## begin

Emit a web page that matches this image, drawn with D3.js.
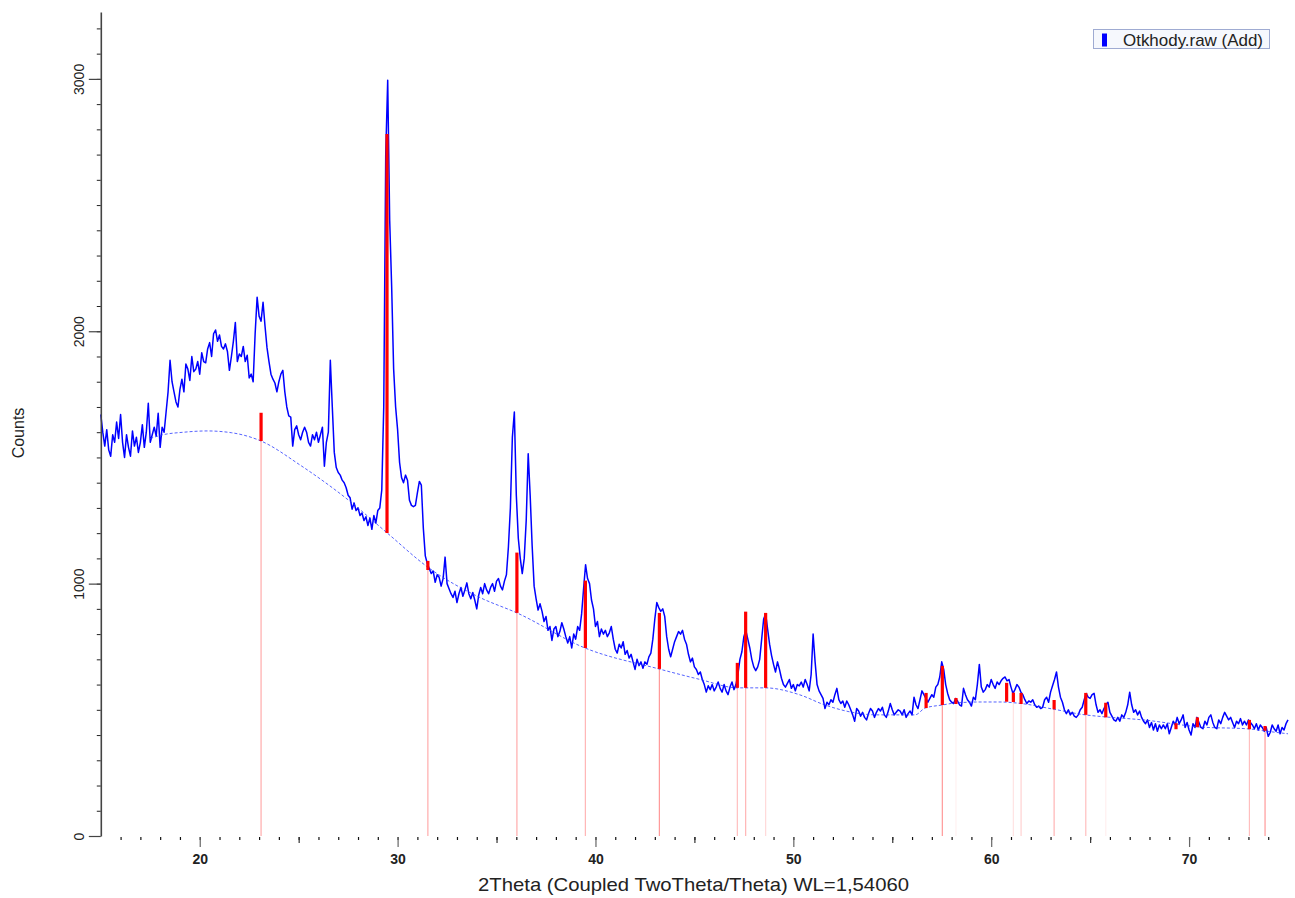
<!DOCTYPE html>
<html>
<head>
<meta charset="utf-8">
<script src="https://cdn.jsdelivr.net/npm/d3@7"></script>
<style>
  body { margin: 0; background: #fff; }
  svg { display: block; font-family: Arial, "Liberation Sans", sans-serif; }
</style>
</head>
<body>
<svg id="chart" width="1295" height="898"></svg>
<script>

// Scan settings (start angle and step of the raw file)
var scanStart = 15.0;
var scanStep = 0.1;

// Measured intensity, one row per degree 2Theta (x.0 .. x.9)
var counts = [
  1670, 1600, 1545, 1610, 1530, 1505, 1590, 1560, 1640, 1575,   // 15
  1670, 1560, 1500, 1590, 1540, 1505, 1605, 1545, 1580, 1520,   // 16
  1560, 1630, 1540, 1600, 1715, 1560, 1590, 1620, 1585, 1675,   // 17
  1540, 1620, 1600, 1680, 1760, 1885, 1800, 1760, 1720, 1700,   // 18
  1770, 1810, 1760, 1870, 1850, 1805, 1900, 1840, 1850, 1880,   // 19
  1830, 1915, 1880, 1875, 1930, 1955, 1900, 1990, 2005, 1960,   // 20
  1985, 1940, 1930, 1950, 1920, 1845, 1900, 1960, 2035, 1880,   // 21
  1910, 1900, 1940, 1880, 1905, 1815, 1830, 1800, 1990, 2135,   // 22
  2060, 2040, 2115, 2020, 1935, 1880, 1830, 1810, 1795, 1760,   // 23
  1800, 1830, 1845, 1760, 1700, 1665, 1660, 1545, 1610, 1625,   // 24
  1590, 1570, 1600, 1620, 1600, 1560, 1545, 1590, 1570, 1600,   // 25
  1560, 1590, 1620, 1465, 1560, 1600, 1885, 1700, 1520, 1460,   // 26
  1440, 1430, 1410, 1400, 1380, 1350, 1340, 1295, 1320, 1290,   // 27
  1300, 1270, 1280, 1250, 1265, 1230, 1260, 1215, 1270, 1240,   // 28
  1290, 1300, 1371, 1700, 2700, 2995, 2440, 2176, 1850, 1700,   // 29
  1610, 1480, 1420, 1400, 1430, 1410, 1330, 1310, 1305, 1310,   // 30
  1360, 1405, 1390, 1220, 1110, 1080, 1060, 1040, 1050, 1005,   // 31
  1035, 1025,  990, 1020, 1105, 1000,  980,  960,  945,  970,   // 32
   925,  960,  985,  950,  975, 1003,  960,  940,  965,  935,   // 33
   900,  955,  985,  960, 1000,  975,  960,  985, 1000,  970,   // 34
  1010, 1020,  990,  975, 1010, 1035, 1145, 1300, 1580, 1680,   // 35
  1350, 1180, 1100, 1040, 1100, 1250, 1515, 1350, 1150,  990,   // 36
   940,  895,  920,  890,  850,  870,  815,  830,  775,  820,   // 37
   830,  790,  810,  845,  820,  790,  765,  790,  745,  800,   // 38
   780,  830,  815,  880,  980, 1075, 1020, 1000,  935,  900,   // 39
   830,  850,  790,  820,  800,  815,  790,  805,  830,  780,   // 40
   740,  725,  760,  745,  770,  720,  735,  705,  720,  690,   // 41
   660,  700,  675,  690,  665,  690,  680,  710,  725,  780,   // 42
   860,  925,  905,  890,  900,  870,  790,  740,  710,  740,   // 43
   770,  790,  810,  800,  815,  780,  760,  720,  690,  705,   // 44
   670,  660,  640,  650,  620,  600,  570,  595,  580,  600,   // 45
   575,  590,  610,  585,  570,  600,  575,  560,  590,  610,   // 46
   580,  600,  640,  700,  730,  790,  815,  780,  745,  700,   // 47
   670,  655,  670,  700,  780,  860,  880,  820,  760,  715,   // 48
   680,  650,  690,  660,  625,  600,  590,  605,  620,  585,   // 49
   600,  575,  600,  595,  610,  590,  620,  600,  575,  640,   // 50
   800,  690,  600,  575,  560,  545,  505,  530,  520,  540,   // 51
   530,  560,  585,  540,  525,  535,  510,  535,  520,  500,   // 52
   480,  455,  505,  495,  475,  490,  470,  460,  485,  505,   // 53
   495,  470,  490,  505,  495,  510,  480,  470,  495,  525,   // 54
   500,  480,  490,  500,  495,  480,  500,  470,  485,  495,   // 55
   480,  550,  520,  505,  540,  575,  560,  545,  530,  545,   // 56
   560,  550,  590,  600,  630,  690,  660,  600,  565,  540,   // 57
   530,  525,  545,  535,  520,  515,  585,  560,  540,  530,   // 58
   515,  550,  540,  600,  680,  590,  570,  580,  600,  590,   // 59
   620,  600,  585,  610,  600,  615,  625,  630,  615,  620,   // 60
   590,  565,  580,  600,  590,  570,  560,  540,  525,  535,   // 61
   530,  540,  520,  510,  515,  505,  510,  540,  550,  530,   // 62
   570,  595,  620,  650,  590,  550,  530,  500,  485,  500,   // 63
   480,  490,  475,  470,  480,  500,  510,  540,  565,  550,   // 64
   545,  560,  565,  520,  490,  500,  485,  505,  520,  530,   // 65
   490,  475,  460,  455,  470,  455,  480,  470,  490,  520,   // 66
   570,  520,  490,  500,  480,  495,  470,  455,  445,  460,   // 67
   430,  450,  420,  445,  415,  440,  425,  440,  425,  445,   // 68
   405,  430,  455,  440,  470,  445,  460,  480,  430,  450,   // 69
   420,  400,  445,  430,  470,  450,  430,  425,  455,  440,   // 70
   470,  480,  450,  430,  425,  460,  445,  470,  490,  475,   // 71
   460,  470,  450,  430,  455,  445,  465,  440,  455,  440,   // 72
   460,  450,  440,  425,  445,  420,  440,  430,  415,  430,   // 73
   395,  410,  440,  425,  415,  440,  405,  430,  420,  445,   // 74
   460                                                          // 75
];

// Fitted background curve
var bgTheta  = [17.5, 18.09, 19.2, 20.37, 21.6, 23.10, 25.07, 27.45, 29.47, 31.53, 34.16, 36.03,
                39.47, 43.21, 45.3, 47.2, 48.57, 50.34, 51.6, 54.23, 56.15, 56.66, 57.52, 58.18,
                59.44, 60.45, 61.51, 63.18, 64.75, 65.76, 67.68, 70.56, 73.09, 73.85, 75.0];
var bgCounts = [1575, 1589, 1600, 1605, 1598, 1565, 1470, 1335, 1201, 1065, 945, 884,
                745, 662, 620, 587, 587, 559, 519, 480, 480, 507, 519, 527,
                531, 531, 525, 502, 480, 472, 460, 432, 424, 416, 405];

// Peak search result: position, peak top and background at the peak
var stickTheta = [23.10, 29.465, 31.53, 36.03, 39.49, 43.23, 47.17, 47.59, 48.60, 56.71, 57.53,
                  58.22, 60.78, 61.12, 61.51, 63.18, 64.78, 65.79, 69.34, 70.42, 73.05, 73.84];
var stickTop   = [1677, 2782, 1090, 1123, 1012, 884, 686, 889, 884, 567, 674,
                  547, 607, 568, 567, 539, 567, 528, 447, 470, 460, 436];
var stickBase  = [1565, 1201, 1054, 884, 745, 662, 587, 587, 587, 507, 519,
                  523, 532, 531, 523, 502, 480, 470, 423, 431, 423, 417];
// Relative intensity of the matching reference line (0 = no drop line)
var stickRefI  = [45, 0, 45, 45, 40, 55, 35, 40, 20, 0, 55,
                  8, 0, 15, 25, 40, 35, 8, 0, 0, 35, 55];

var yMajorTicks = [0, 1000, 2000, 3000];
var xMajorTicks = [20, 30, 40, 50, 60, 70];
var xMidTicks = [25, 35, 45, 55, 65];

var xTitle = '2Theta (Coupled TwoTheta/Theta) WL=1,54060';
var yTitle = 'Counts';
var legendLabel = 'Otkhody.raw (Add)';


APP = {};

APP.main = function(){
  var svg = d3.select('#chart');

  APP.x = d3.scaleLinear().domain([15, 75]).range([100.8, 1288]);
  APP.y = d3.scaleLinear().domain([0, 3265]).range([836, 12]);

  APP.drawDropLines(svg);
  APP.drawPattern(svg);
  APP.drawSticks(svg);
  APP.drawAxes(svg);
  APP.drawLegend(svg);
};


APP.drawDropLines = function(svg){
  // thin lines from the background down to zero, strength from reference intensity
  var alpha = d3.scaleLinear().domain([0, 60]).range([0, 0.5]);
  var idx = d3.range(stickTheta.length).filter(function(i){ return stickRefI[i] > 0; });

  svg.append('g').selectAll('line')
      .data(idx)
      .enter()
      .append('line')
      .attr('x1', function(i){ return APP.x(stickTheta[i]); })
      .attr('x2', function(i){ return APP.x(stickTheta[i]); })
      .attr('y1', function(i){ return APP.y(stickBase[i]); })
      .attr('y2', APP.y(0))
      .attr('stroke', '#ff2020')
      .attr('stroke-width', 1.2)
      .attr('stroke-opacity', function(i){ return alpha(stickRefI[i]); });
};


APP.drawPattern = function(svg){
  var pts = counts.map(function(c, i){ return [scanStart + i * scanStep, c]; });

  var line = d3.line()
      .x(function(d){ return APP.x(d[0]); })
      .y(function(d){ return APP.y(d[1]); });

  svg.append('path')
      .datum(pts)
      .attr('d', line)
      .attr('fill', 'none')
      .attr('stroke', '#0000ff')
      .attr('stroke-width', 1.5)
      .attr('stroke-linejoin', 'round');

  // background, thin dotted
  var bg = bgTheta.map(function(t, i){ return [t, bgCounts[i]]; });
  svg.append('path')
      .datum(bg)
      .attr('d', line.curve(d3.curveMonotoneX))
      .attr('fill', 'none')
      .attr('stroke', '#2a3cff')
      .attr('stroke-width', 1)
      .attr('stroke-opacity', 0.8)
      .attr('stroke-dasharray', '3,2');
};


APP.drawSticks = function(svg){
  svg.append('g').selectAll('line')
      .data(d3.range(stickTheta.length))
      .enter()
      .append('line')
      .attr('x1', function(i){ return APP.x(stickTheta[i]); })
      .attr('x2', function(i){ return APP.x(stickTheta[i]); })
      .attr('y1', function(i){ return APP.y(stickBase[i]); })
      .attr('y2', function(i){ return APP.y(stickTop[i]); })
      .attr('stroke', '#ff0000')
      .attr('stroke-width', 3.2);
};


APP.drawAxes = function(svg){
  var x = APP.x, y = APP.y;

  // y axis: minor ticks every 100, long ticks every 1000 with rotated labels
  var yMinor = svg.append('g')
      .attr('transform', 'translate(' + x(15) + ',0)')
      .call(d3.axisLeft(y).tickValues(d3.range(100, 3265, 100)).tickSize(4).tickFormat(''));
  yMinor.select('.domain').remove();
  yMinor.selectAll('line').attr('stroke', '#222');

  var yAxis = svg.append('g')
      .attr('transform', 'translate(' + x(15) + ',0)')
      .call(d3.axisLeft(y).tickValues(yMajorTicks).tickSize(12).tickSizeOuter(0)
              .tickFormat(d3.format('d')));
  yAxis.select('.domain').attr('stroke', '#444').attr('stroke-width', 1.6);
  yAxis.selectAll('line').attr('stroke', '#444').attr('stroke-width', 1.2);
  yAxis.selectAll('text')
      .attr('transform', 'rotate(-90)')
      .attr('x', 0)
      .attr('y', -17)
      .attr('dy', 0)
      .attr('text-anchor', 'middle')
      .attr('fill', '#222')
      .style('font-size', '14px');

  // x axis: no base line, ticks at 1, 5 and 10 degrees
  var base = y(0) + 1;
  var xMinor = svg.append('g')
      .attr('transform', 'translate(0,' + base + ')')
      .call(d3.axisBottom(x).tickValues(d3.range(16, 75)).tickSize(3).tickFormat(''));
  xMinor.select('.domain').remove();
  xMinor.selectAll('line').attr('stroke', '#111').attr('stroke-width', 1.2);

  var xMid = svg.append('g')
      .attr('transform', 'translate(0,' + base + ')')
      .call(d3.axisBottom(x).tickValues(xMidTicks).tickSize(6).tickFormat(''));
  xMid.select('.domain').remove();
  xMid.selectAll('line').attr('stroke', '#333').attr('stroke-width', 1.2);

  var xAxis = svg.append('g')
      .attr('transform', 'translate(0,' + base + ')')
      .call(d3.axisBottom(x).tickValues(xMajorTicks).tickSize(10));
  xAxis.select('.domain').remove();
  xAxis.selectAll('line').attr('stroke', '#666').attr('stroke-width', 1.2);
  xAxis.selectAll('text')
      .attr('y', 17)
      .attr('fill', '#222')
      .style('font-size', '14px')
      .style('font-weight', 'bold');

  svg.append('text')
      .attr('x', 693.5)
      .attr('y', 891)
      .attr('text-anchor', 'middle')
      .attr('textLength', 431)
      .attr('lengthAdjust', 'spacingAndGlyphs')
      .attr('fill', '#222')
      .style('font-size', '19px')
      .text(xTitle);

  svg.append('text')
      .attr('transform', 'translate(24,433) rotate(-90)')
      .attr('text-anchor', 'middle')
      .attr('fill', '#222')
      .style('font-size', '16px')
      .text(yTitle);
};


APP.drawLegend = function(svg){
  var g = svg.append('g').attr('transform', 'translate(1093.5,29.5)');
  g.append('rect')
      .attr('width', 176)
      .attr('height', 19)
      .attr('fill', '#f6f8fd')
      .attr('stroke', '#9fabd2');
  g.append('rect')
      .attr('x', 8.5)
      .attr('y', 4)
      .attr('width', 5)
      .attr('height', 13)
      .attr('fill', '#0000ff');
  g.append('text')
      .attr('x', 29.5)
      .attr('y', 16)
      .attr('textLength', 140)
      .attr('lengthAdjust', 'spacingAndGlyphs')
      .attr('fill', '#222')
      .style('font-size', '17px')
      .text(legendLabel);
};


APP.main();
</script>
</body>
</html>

## end

_Task requirements_
Note every line above where the string "with" shows up, and copy those lines.

_Answer to this problem_
Emit a web page that matches this image, drawn with D3.js.
  // y axis: minor ticks every 100, long ticks every 1000 with rotated labels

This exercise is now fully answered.